__WHAT NEEDS TO BE DONE__
Return the lines that follow, exactly as they appear, from the first through the one containing "(7,13) rectangle (1228,916);"; no pictures are to be included.

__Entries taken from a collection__
········

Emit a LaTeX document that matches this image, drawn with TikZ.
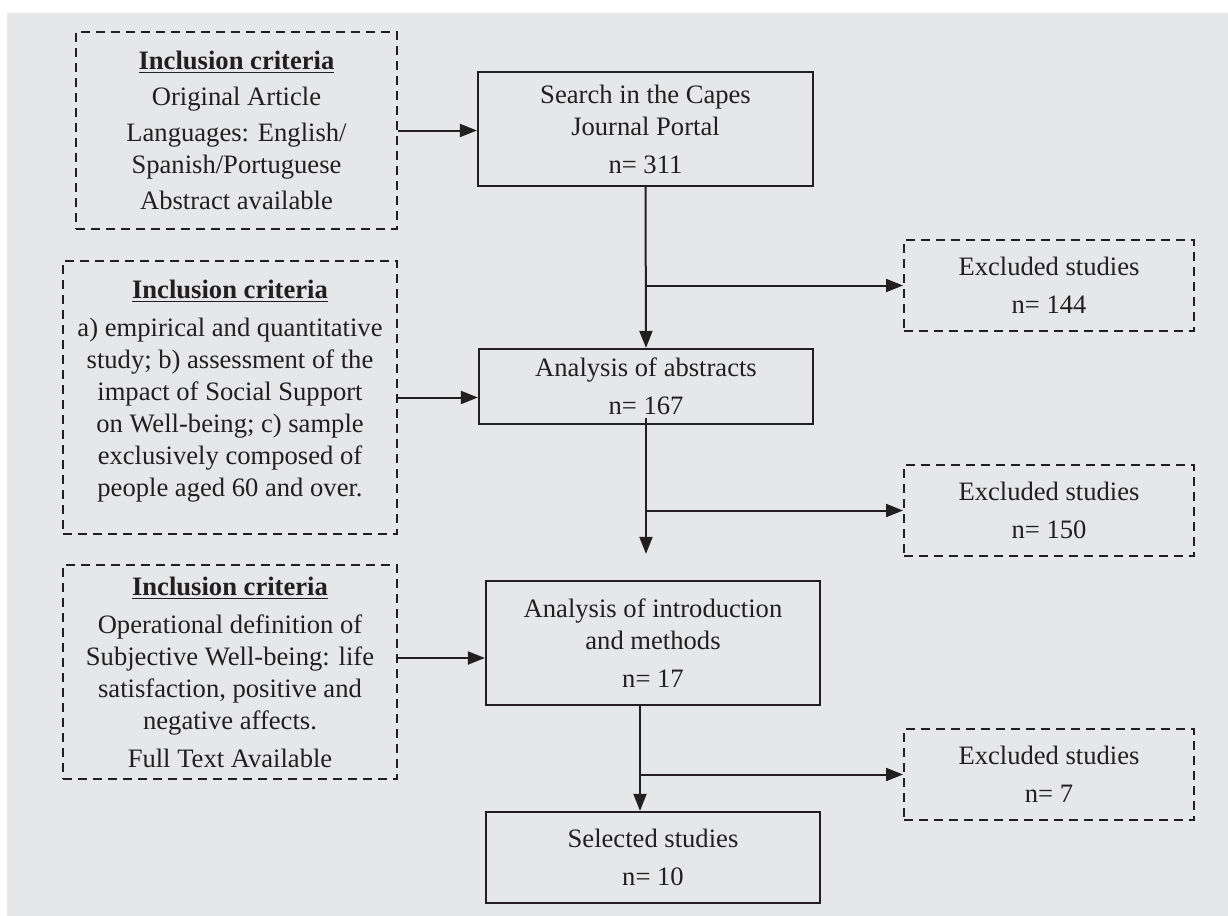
\documentclass[tikz,border=0pt]{standalone}
\usepackage{fontspec}
\setmainfont{Liberation Serif}
\usetikzlibrary{calc,arrows.meta}
\definecolor{ink}{HTML}{231F20}
\definecolor{panel}{HTML}{E6E7E8}
\newcommand{\incltitle}{\underline{\textbf{Inclusion criteria}}}

\begin{document}
\begin{tikzpicture}[x=0.5pt,y=-0.5pt,
  every node/.style={font=\fontsize{13.3}{16}\selectfont,text=ink,align=center},
  stagebox/.style={draw=ink,rectangle,line width=1.1pt,inner sep=0pt},
  critbox/.style={draw=ink,rectangle,line width=1pt,dash pattern=on 4.5pt off 3pt,inner sep=0pt},
  flow/.style={-{Triangle[length=8.5pt,width=6.5pt]},draw=ink,line width=1pt}]

\useasboundingbox (0,0) rectangle (1228,916);
\fill[panel] (7,13) rectangle (1228,916);

% inclusion criteria (left column)
\node[critbox,minimum width=160.5pt,minimum height=98.5pt](inc1) at (236.5,130.5)
  {\incltitle\\[2pt]Original Article\\[2pt]Languages: English/\\Spanish/Portuguese\\[2pt]Abstract available};
\node[critbox,minimum width=167pt,minimum height=136.5pt](inc2) at (230,397.5)
  {\incltitle\\[3pt]a) empirical and quantitative\\study; b) assessment of the\\impact of Social Support\\on Well-being; c) sample\\exclusively composed of\\people aged 60 and over.\\[-7pt]};
\node[critbox,minimum width=167pt,minimum height=107pt](inc3) at (230,672)
  {\incltitle\\[3pt]Operational definition of\\Subjective Well-being: life\\satisfaction, positive and\\negative affects.\\[3pt]Full Text Available};

% stages (middle column)
\node[stagebox,minimum width=167.5pt,minimum height=57pt](search) at (645.5,129)
  {Search in the Capes\\Journal Portal\\[3pt]n= 311};
\node[stagebox,minimum width=167pt,minimum height=37.5pt](abs) at (646,386.5)
  {Analysis of abstracts\\[3pt]n= 167};
\node[stagebox,minimum width=167pt,minimum height=62pt](intro) at (653,643)
  {Analysis of introduction\\and methods\\[3pt]n= 17};
\node[stagebox,minimum width=167pt,minimum height=45.5pt](sel) at (653,857.5)
  {Selected studies\\[3pt]n= 10};

% excluded (right column)
\node[critbox,minimum width=145pt,minimum height=45.5pt](ex1) at (1049,285.5)
  {Excluded studies\\[3pt]n= 144};
\node[critbox,minimum width=145pt,minimum height=45.5pt](ex2) at (1049,510.5)
  {Excluded studies\\[3pt]n= 150};
\node[critbox,minimum width=145pt,minimum height=45.5pt](ex3) at (1049,774.5)
  {Excluded studies\\[3pt]n= 7};

% criteria feed the stages
\draw[flow] (inc1.east) -- (inc1.east -| search.west);
\draw[flow] (inc2.east) -- (inc2.east -| abs.west);
\coordinate (inc3out) at ($(inc3.east)+(0,-14)$);
\draw[flow] (inc3out) -- (inc3out -| intro.west);

% main flow with exclusions
\draw[flow] (search.south) -- (abs.north);
\draw[flow] (search.south |- ex1.west) -- (ex1.west);

\coordinate (absout) at ($(abs.south)+(0,-7)$);
\coordinate (absend) at ($(intro.north)+(-7,-26)$);
\draw[flow] (absout) -- (absout |- absend);
\draw[flow] (absout |- ex2.west) -- (ex2.west);

\coordinate (introout) at ($(intro.south)+(-13,0)$);
\draw[flow] (introout) -- (introout |- sel.north);
\draw[flow] (introout |- ex3.west) -- (ex3.west);

\end{tikzpicture}
\end{document}
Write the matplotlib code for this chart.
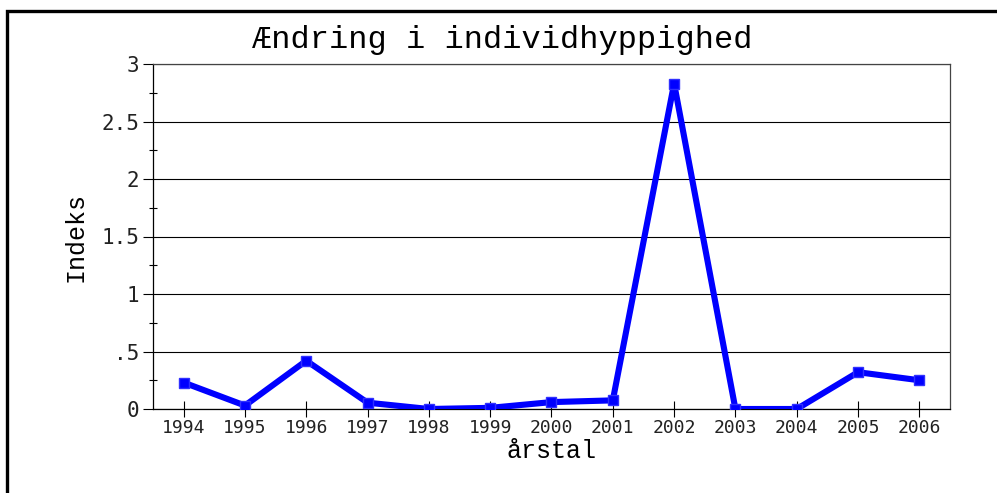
import matplotlib.pyplot as plt
from matplotlib.patches import Rectangle
from matplotlib.ticker import FixedLocator

# data
years = [1994, 1995, 1996, 1997, 1998, 1999, 2000, 2001, 2002, 2003, 2004, 2005, 2006]
indeks = [0.23, 0.03, 0.42, 0.055, 0.0, 0.01, 0.06, 0.075, 2.83, 0.0, 0.0, 0.32, 0.25]
y_ticks = [0, 0.5, 1, 1.5, 2, 2.5, 3]
y_tick_labels = ['0', '.5', '1', '1.5', '2', '2.5', '3']
y_minor = [0.25, 0.75, 1.25, 1.75, 2.25, 2.75]

W, H = 997, 493
fig = plt.figure(figsize=(W / 100, H / 100), dpi=100)
ax = fig.add_axes([153 / W, 1 - 409 / H, (950 - 153) / W, (409 - 64) / H])

# frame round the whole figure (cut off right and bottom in the reference)
fig.patches.append(Rectangle((7 / W, -1.0), 3.0, 2.0 - 11 / H,
                             transform=fig.transFigure, fill=False,
                             edgecolor='black', linewidth=2.4, clip_on=False))

ax.plot(years, indeks, color='#0000ff', linewidth=4.4, marker='s',
        markersize=7, markerfacecolor='#0000ff', markeredgecolor='#3030ff',
        solid_joinstyle='bevel', zorder=3)

ax.set_xlim(1993.5, 2006.5)
ax.set_ylim(0, 3)
ax.set_xticks(years)
ax.set_xticklabels([str(y) for y in years], family='DejaVu Sans Mono',
                   fontsize=13, color='#222222')
ax.set_yticks(y_ticks)
ax.set_yticklabels(y_tick_labels, family='DejaVu Sans Mono', fontsize=15,
                   color='#222222')
ax.yaxis.set_minor_locator(FixedLocator(y_minor))

ax.tick_params(axis='x', direction='inout', length=12, width=0.8, pad=1)
ax.tick_params(axis='y', which='major', direction='out', length=7, width=0.8, pad=3)
ax.tick_params(axis='y', which='minor', direction='inout', length=6, width=0.8)

ax.grid(axis='y', which='major', color='black', linewidth=0.8)
for side in ['top', 'right']:
    ax.spines[side].set_color('#444444')
    ax.spines[side].set_linewidth(0.9)
for side in ['left', 'bottom']:
    ax.spines[side].set_linewidth(0.9)

ax.set_xlabel('årstal', family='Liberation Mono', fontsize=18, labelpad=2)
ax.set_ylabel('Indeks', family='Liberation Mono', fontsize=18, labelpad=10)
fig.text(502 / W, 1 - 40 / H, 'Ændring i individhyppighed', family='Liberation Mono',
         fontsize=23, ha='center', va='center')

fig.savefig('out.png', dpi=100)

········

__SOLUTION FOR THIS PROBLEM__
Emit a LaTeX document that matches this image, drawn with TikZ.
\documentclass[tikz,border=0pt]{standalone}
\usepackage{fontspec}
\setmainfont{Liberation Serif}
\usetikzlibrary{calc,arrows.meta}
\definecolor{ink}{HTML}{231F20}
\definecolor{panel}{HTML}{E6E7E8}
\newcommand{\incltitle}{\underline{\textbf{Inclusion criteria}}}

\begin{document}
\begin{tikzpicture}[x=0.5pt,y=-0.5pt,
  every node/.style={font=\fontsize{13.3}{16}\selectfont,text=ink,align=center},
  stagebox/.style={draw=ink,rectangle,line width=1.1pt,inner sep=0pt},
  critbox/.style={draw=ink,rectangle,line width=1pt,dash pattern=on 4.5pt off 3pt,inner sep=0pt},
  flow/.style={-{Triangle[length=8.5pt,width=6.5pt]},draw=ink,line width=1pt}]

\useasboundingbox (0,0) rectangle (1228,916);
\fill[panel] (7,13) rectangle (1228,916);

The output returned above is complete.